Published June 2004
Most people involved in the Canadian insurance industry are alternately amazed and appalled at the bad faith headlines emerging from the USA courts. They are amazed that some states allow liability limits on auto policies less than 10% of the Canadian mandatory minimums ($200,000) and they are appalled that a person who purchases only $25,000 of such liability coverage can receive a jury verdict of $145 million in punitive damages against the auto insurer for “bad faith” handling of an excess liability claim under the policy.
Canadian observers are amazed how a simple water leak claim on a homeowner’s policy can spiral into a “toxic mold” catastrophe and they are appalled a Texas jury would tag the homeowner insurer with some $26 million damages for mental anguish, punitive damages, and attorney’s fees as a result.
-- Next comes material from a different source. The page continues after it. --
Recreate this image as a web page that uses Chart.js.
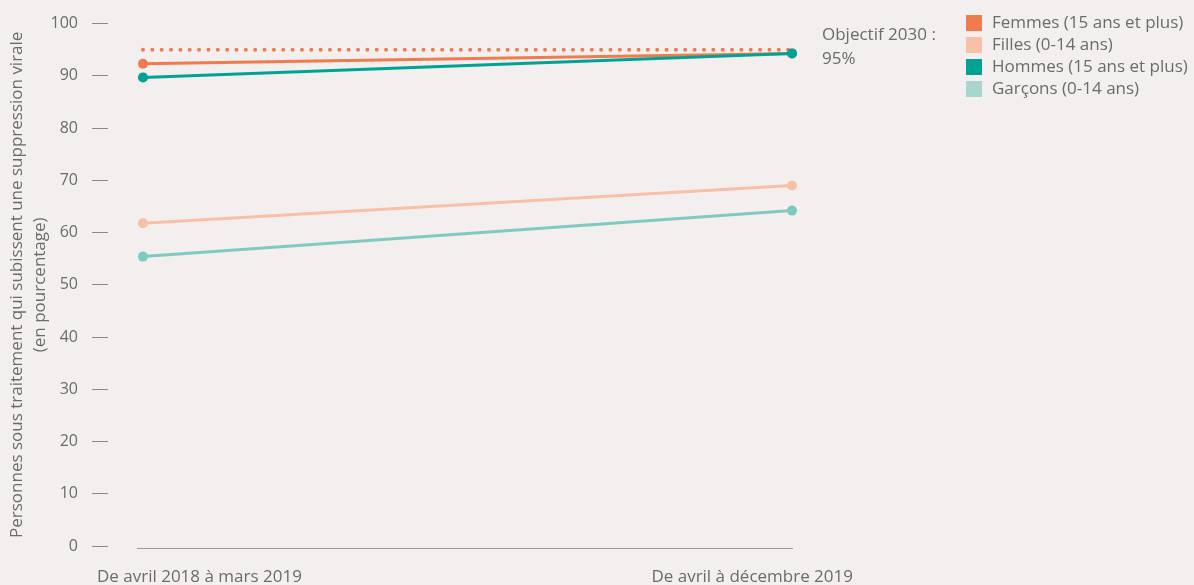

Canada is renowned for judicial conservatism, at least by certain USA standards. It is, after all, a place where all asbestos litigation came to a crashing halt in 1996 after a trial court declared that the presence of asbestos fireproofing in a building was not proven on the evidence to be a major health hazard. In Canada, for the time being at least, the highest court in the land has effectively limited punitive damages for insurer bad faith to $1 million.
However, the bad faith finding (and the resulting punitive damage award) in the Texas “toxic mold” case was reversed on appeal; and likewise, the United States Supreme Court vacated the $145 million punitive damage award against the auto insurer as being excessive and in violation of the due process clause of the U.S. constitution. So at the end of the day, is the insurer bad faith environment in the USA much different from Canada?